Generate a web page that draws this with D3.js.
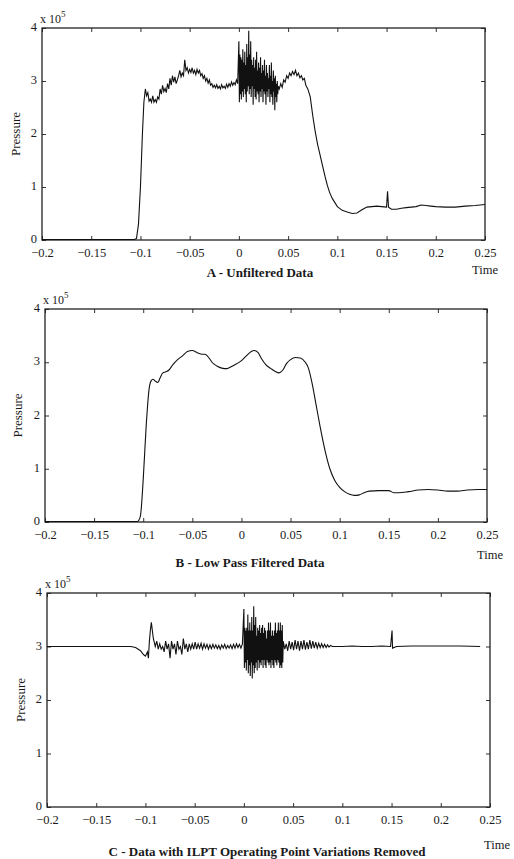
<!DOCTYPE html>
<html>
<head>
<meta charset="utf-8">
<script src="https://cdn.jsdelivr.net/npm/d3@7"></script>
<style>
  body { margin: 0; background: #fff; }
  svg { display: block; }
  text { font-family: "Liberation Serif", "DejaVu Serif", serif; fill: #1a1a1a; }
</style>
</head>
<body>
<svg id="chart"></svg>
<script>
// tick values shared by all three panels
var xTicks = [-0.2, -0.15, -0.1, -0.05, 0, 0.05, 0.1, 0.15, 0.2, 0.25];
var yTicks = [0, 1, 2, 3, 4];

// sample times of the dense burst just after t = 0 (same for A and C)
var burstTime = [0, 0.0005, 0.001, 0.0015, 0.002, 0.0025, 0.003, 0.0035, 0.004, 0.0045,
  0.005, 0.0055, 0.006, 0.0065, 0.007, 0.0075, 0.008, 0.0085, 0.009, 0.0095,
  0.01, 0.0105, 0.011, 0.0115, 0.012, 0.0125, 0.013, 0.0135, 0.014, 0.0145,
  0.015, 0.0155, 0.016, 0.0165, 0.017, 0.0175, 0.018, 0.0185, 0.019, 0.0195,
  0.02, 0.0205, 0.021, 0.0215, 0.022, 0.0225, 0.023, 0.0235, 0.024, 0.0245,
  0.025, 0.0255, 0.026, 0.0265, 0.027, 0.0275, 0.028, 0.0285, 0.029, 0.0295,
  0.03, 0.0305, 0.031, 0.0315, 0.032, 0.0325, 0.033, 0.0335, 0.034, 0.0345,
  0.035, 0.0355, 0.036, 0.0365, 0.037, 0.0375, 0.038, 0.0385, 0.039, 0.0395, 0.04];

// A - unfiltered pressure (x 10^5)
var timeA1 = [-0.2, -0.15, -0.12, -0.106, -0.104, -0.102, -0.1, -0.098, -0.0965,
  -0.095, -0.09375, -0.0925, -0.09125, -0.09, -0.08875, -0.0875, -0.08625, -0.085, -0.08375,
  -0.0825, -0.08125, -0.08, -0.07875, -0.0775, -0.07625, -0.075, -0.07375, -0.0725, -0.07125,
  -0.07, -0.06875, -0.0675, -0.06625, -0.065, -0.06375, -0.0625, -0.06125, -0.06, -0.05875,
  -0.0575, -0.05625, -0.055, -0.05375, -0.0525, -0.05125, -0.05, -0.04875, -0.0475, -0.04625,
  -0.045, -0.04375, -0.0425, -0.04125, -0.04, -0.03875, -0.0375, -0.03625, -0.035, -0.03375,
  -0.0325, -0.03125, -0.03, -0.02875, -0.0275, -0.02625, -0.025, -0.02375, -0.0225, -0.02125,
  -0.02, -0.01875, -0.0175, -0.01625, -0.015, -0.01375, -0.0125, -0.01125, -0.01, -0.00875,
  -0.0075, -0.00625, -0.005, -0.00375, -0.0025, -0.00125];
var presA1 = [0.01, 0.01, 0.01, 0.01, 0.03, 0.3, 1.0, 2.0, 2.6,
  2.85, 2.72, 2.78, 2.62, 2.66, 2.6, 2.72, 2.6, 2.65, 2.6,
  2.7, 2.66, 2.85, 2.75, 2.92, 2.8, 2.86, 2.78, 2.95, 2.85,
  3.05, 2.92, 3.1, 2.98, 3.08, 2.95, 3.02, 3.1, 3.2, 3.08,
  3.15, 3.1, 3.4, 3.2, 3.25, 3.15, 3.22, 3.16, 3.25, 3.15,
  3.2, 3.12, 3.22, 3.15, 3.2, 3.1, 3.14, 3.05, 3.1, 3.0,
  3.05, 2.96, 3.02, 2.92, 2.95, 2.88, 2.92, 2.87, 2.93, 2.86,
  2.9, 2.85, 2.93, 2.87, 2.9, 2.86, 2.94, 2.88, 2.95, 2.9,
  2.98, 2.92, 2.97, 2.93, 3.02, 2.95];
var burstA = [3.75, 2.6, 3.5, 2.75, 3.45, 2.65, 3.4, 2.8, 3.6, 2.7,
  3.35, 2.85, 3.55, 2.75, 3.3, 2.6, 3.7, 2.8, 3.45, 2.9,
  3.95, 2.75, 3.5, 2.85, 3.75, 2.7, 3.4, 2.9, 3.3, 2.55,
  3.45, 2.85, 3.25, 2.7, 3.4, 2.65, 3.55, 2.8, 3.2, 2.75,
  3.35, 2.6, 3.25, 2.8, 3.45, 2.7, 3.15, 2.85, 3.3, 2.6,
  3.2, 2.8, 3.4, 2.75, 3.1, 2.55, 3.3, 2.8, 3.15, 2.7,
  3.05, 2.85, 3.3, 2.6, 3.1, 2.75, 3.35, 2.7, 3.0, 2.55,
  3.2, 2.8, 3.05, 2.45, 3.1, 2.7, 2.95, 2.6, 3.0, 2.75, 2.9];
var timeA2 = [0.041, 0.0425, 0.044, 0.0455, 0.047, 0.0485, 0.05, 0.0515, 0.053, 0.0545,
  0.056, 0.0575, 0.059, 0.0605, 0.062, 0.0635, 0.065, 0.0665, 0.068,
  0.07, 0.0725, 0.075, 0.0775, 0.08, 0.0825, 0.085, 0.0875, 0.09, 0.0925, 0.095, 0.1,
  0.105, 0.11, 0.115, 0.12, 0.125, 0.13, 0.135, 0.14, 0.145, 0.15, 0.151, 0.152, 0.155,
  0.16, 0.165, 0.17, 0.175, 0.18, 0.185, 0.19, 0.195, 0.2, 0.21, 0.22, 0.23, 0.24, 0.25];
var presA2 = [2.85, 2.95, 2.88, 3.02, 2.98, 3.1, 3.05, 3.15, 3.1, 3.18,
  3.12, 3.2, 3.1, 3.15, 3.06, 3.1, 3.02, 3.05, 2.92,
  2.85, 2.7, 2.35, 2.05, 1.8, 1.6, 1.4, 1.2, 1.02, 0.88, 0.78, 0.63,
  0.56, 0.53, 0.5, 0.51, 0.57, 0.62, 0.63, 0.64, 0.63, 0.62, 0.92, 0.62, 0.58,
  0.58, 0.6, 0.61, 0.62, 0.63, 0.66, 0.65, 0.64, 0.63, 0.62, 0.62, 0.64, 0.65, 0.67];

// B - low pass filtered
var timeB = [-0.2, -0.15, -0.12, -0.106, -0.103, -0.1, -0.097, -0.094, -0.092, -0.09,
  -0.088, -0.085, -0.083, -0.08, -0.077, -0.074, -0.07, -0.065, -0.06, -0.055, -0.05,
  -0.045, -0.04, -0.037, -0.033, -0.03, -0.025, -0.02, -0.015, -0.01, -0.005, 0,
  0.005, 0.01, 0.013, 0.017, 0.02, 0.025, 0.03, 0.035, 0.038, 0.042, 0.046, 0.05,
  0.055, 0.06, 0.065, 0.068, 0.072, 0.076, 0.08, 0.085, 0.09, 0.095, 0.1, 0.105,
  0.11, 0.115, 0.12, 0.125, 0.13, 0.14, 0.15, 0.155, 0.16, 0.17, 0.18, 0.19, 0.2,
  0.21, 0.22, 0.23, 0.24, 0.25];
var presB = [0.01, 0.01, 0.01, 0.01, 0.1, 0.8, 1.8, 2.5, 2.65, 2.68,
  2.65, 2.62, 2.7, 2.8, 2.82, 2.85, 2.95, 3.05, 3.12, 3.2, 3.22,
  3.18, 3.15, 3.15, 3.08, 3.0, 2.93, 2.89, 2.88, 2.92, 2.97, 3.03,
  3.12, 3.2, 3.22, 3.18, 3.08, 2.95, 2.88, 2.82, 2.8, 2.85, 2.98, 3.05,
  3.09, 3.08, 3.0, 2.9, 2.6, 2.2, 1.8, 1.35, 1.0, 0.78, 0.65, 0.57,
  0.52, 0.5, 0.51, 0.55, 0.58, 0.59, 0.59, 0.55, 0.55, 0.57, 0.6, 0.61, 0.6,
  0.58, 0.58, 0.6, 0.61, 0.61];

// C - operating point variations removed
var timeC1 = [-0.2, -0.15, -0.115, -0.11, -0.105, -0.102, -0.1, -0.098, -0.097, -0.096,
  -0.095, -0.094, -0.093, -0.092, -0.09, -0.0885, -0.087, -0.0855, -0.084, -0.0825,
  -0.081, -0.0795, -0.078, -0.0765, -0.075, -0.0735, -0.072, -0.0705, -0.069, -0.0675,
  -0.066, -0.0645, -0.063, -0.0615, -0.06, -0.0585, -0.057, -0.0555, -0.054, -0.0525,
  -0.051, -0.0495, -0.048, -0.0465, -0.045, -0.0435, -0.042, -0.0405, -0.039, -0.0375,
  -0.036, -0.0345, -0.033, -0.0315, -0.03, -0.0285, -0.027, -0.0255, -0.024, -0.0225,
  -0.021, -0.0195, -0.018, -0.0165, -0.015, -0.0135, -0.012, -0.0105, -0.009, -0.0075,
  -0.006, -0.0045, -0.003, -0.0015];
var presC1 = [3.0, 3.0, 3.0, 2.98, 2.92, 2.85, 2.82, 2.9, 2.78, 3.1,
  3.3, 3.45, 3.3, 3.15, 3.0, 3.1, 2.95, 3.05, 2.95, 3.0,
  2.9, 3.1, 2.95, 3.05, 2.78, 3.1, 2.95, 3.05, 2.85, 3.1,
  2.95, 3.0, 2.85, 3.15, 2.95, 3.05, 2.9, 3.05, 2.95, 3.05,
  2.95, 3.08, 2.95, 3.05, 2.97, 3.06, 2.95, 3.05, 2.97, 3.04,
  2.95, 3.03, 2.96, 3.04, 2.97, 3.03, 2.96, 3.02, 2.95, 3.03,
  2.97, 3.04, 2.96, 3.02, 2.97, 3.03, 2.96, 3.04, 2.97, 3.05,
  2.98, 3.04, 2.97, 3.05];
var burstC = [3.7, 2.6, 3.35, 2.7, 3.3, 2.55, 3.35, 2.75, 3.6, 2.5,
  3.3, 2.65, 3.45, 2.45, 3.3, 2.7, 3.55, 2.4, 3.3, 2.65,
  3.75, 2.5, 3.4, 2.6, 3.55, 2.7, 3.2, 2.55, 3.35, 2.75,
  3.3, 2.6, 3.4, 2.7, 3.25, 2.65, 3.35, 2.75, 3.4, 2.6,
  3.25, 2.75, 3.35, 2.65, 3.3, 2.6, 3.15, 2.75, 3.3, 2.7,
  3.45, 2.65, 3.3, 2.7, 3.45, 2.6, 3.2, 2.75, 3.3, 2.65,
  3.2, 2.6, 3.3, 2.75, 3.45, 2.7, 3.25, 2.65, 3.3, 2.75,
  3.45, 2.7, 3.3, 2.6, 3.45, 2.65, 3.3, 2.6, 3.4, 2.7, 3.1];
var timeC2 = [0.0415, 0.043, 0.0445, 0.046, 0.0475, 0.049, 0.0505, 0.052, 0.0535, 0.055,
  0.0565, 0.058, 0.0595, 0.061, 0.0625, 0.064, 0.0655, 0.067, 0.0685, 0.07,
  0.0715, 0.073, 0.0745, 0.076, 0.0775, 0.079, 0.0805, 0.082, 0.0835, 0.085,
  0.0865, 0.088, 0.09, 0.1, 0.11, 0.12, 0.13, 0.14, 0.149, 0.1505, 0.151, 0.155,
  0.17, 0.2, 0.22, 0.24];
var presC2 = [2.95, 3.05, 2.92, 3.1, 2.95, 3.08, 2.93, 3.12, 2.95, 3.1,
  2.92, 3.1, 2.95, 3.12, 2.94, 3.08, 2.95, 3.12, 2.96, 3.1,
  2.97, 3.08, 2.97, 3.06, 2.98, 3.05, 2.98, 3.04, 2.98, 3.03,
  2.99, 3.02, 3.0, 3.0, 3.01, 3.0, 3.0, 3.01, 3.0, 3.3, 2.97, 3.0,
  3.01, 3.01, 3.01, 3.0];

var titles = ["A - Unfiltered Data", "B - Low Pass Filtered Data",
  "C - Data with ILPT Operating Point Variations Removed"];

// frame layout of each panel on the page
var panels = [
  { time: timeA1.concat(burstTime, timeA2), pres: presA1.concat(burstA, presA2),
    left: 42, right: 485, top: 28, bottom: 240,
    titleX: 260, titleY: 37, timeX: 485, timeY: 34, labX: 20, smooth: false },
  { time: timeB, pres: presB,
    left: 45, right: 487, top: 309, bottom: 522,
    titleX: 250, titleY: 45, timeX: 490, timeY: 37, labX: 22, smooth: true },
  { time: timeC1.concat(burstTime, timeC2), pres: presC1.concat(burstC, presC2),
    left: 47, right: 490, top: 593, bottom: 807,
    titleX: 267, titleY: 49, timeX: 497, timeY: 42, labX: 25, smooth: false }
];

var svg = d3.select("#chart").attr("width", 514).attr("height", 859);
var fmt = d3.format("~g");

panels.forEach(function(p, i) {
  var x = d3.scaleLinear().domain([-0.2, 0.25]).range([p.left, p.right]);
  var y = d3.scaleLinear().domain([0, 4]).range([p.bottom, p.top]);
  var g = svg.append("g");

  // inward ticks on all four sides, MATLAB style
  var bottomAxis = d3.axisBottom(x).tickValues(xTicks).tickSize(-4).tickFormat(fmt);
  var topAxis = d3.axisTop(x).tickValues(xTicks).tickSize(-4).tickFormat("");
  var leftAxis = d3.axisLeft(y).tickValues(yTicks).tickSize(-4).tickFormat(fmt);
  var rightAxis = d3.axisRight(y).tickValues(yTicks).tickSize(-4).tickFormat("");

  var gb = g.append("g").attr("transform", "translate(0," + p.bottom + ")").call(bottomAxis);
  g.append("g").attr("transform", "translate(0," + p.top + ")").call(topAxis);
  var gl = g.append("g").attr("transform", "translate(" + p.left + ",0)").call(leftAxis);
  g.append("g").attr("transform", "translate(" + p.right + ",0)").call(rightAxis);

  g.selectAll(".domain").remove();
  g.selectAll(".tick line").attr("stroke", "#333").attr("stroke-width", 1);
  gb.selectAll(".tick text").attr("y", 8).attr("font-size", 12.5)
    .style("font-family", "Liberation Serif").attr("fill", "#1a1a1a");
  gl.selectAll(".tick text").attr("x", -5).attr("dy", "0.2em").attr("font-size", 12.5)
    .style("font-family", "Liberation Serif").attr("fill", "#1a1a1a");

  g.append("rect")
    .attr("x", p.left).attr("y", p.top)
    .attr("width", p.right - p.left).attr("height", p.bottom - p.top)
    .attr("fill", "none").attr("stroke", "#222").attr("stroke-width", 1.3);

  var pts = p.time.map(function(t, k) { return [t, p.pres[k]]; });
  var line = d3.line()
    .x(function(d) { return x(d[0]); })
    .y(function(d) { return y(d[1]); })
    .curve(p.smooth ? d3.curveMonotoneX : d3.curveLinear);

  g.append("path").datum(pts)
    .attr("d", line)
    .attr("fill", "none").attr("stroke", "#111").attr("stroke-width", 1.1);

  // x 10^5 multiplier
  var ex = g.append("text").attr("x", p.left - 2).attr("y", p.top - 5).attr("font-size", 12);
  ex.append("tspan").text("x 10");
  ex.append("tspan").attr("dy", -6).attr("font-size", 9).text("5");

  g.append("text")
    .attr("transform", "translate(" + p.labX + "," + ((p.top + p.bottom) / 2) + ") rotate(-90)")
    .attr("text-anchor", "middle").attr("font-size", 13).text("Pressure");

  g.append("text")
    .attr("x", p.timeX).attr("y", p.bottom + p.timeY)
    .attr("text-anchor", "middle").attr("font-size", 12.5).text("Time");

  g.append("text")
    .attr("x", p.titleX).attr("y", p.bottom + p.titleY)
    .attr("text-anchor", "middle").attr("font-size", 13).attr("font-weight", "bold")
    .text(titles[i]);
});
</script>
</body>
</html>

● ● ●

* _What to do_
Reproduce only the lines from the beginning of the data through the line that contains "0.039, 0.0395, 0.04];", both included, and please drop the pictures.

* _Solution to this exercise_
Generate a web page that draws this with D3.js.
<!DOCTYPE html>
<html>
<head>
<meta charset="utf-8">
<script src="https://cdn.jsdelivr.net/npm/d3@7"></script>
<style>
  body { margin: 0; background: #fff; }
  svg { display: block; }
  text { font-family: "Liberation Serif", "DejaVu Serif", serif; fill: #1a1a1a; }
</style>
</head>
<body>
<svg id="chart"></svg>
<script>
// tick values shared by all three panels
var xTicks = [-0.2, -0.15, -0.1, -0.05, 0, 0.05, 0.1, 0.15, 0.2, 0.25];
var yTicks = [0, 1, 2, 3, 4];

// sample times of the dense burst just after t = 0 (same for A and C)
var burstTime = [0, 0.0005, 0.001, 0.0015, 0.002, 0.0025, 0.003, 0.0035, 0.004, 0.0045,
  0.005, 0.0055, 0.006, 0.0065, 0.007, 0.0075, 0.008, 0.0085, 0.009, 0.0095,
  0.01, 0.0105, 0.011, 0.0115, 0.012, 0.0125, 0.013, 0.0135, 0.014, 0.0145,
  0.015, 0.0155, 0.016, 0.0165, 0.017, 0.0175, 0.018, 0.0185, 0.019, 0.0195,
  0.02, 0.0205, 0.021, 0.0215, 0.022, 0.0225, 0.023, 0.0235, 0.024, 0.0245,
  0.025, 0.0255, 0.026, 0.0265, 0.027, 0.0275, 0.028, 0.0285, 0.029, 0.0295,
  0.03, 0.0305, 0.031, 0.0315, 0.032, 0.0325, 0.033, 0.0335, 0.034, 0.0345,
  0.035, 0.0355, 0.036, 0.0365, 0.037, 0.0375, 0.038, 0.0385, 0.039, 0.0395, 0.04];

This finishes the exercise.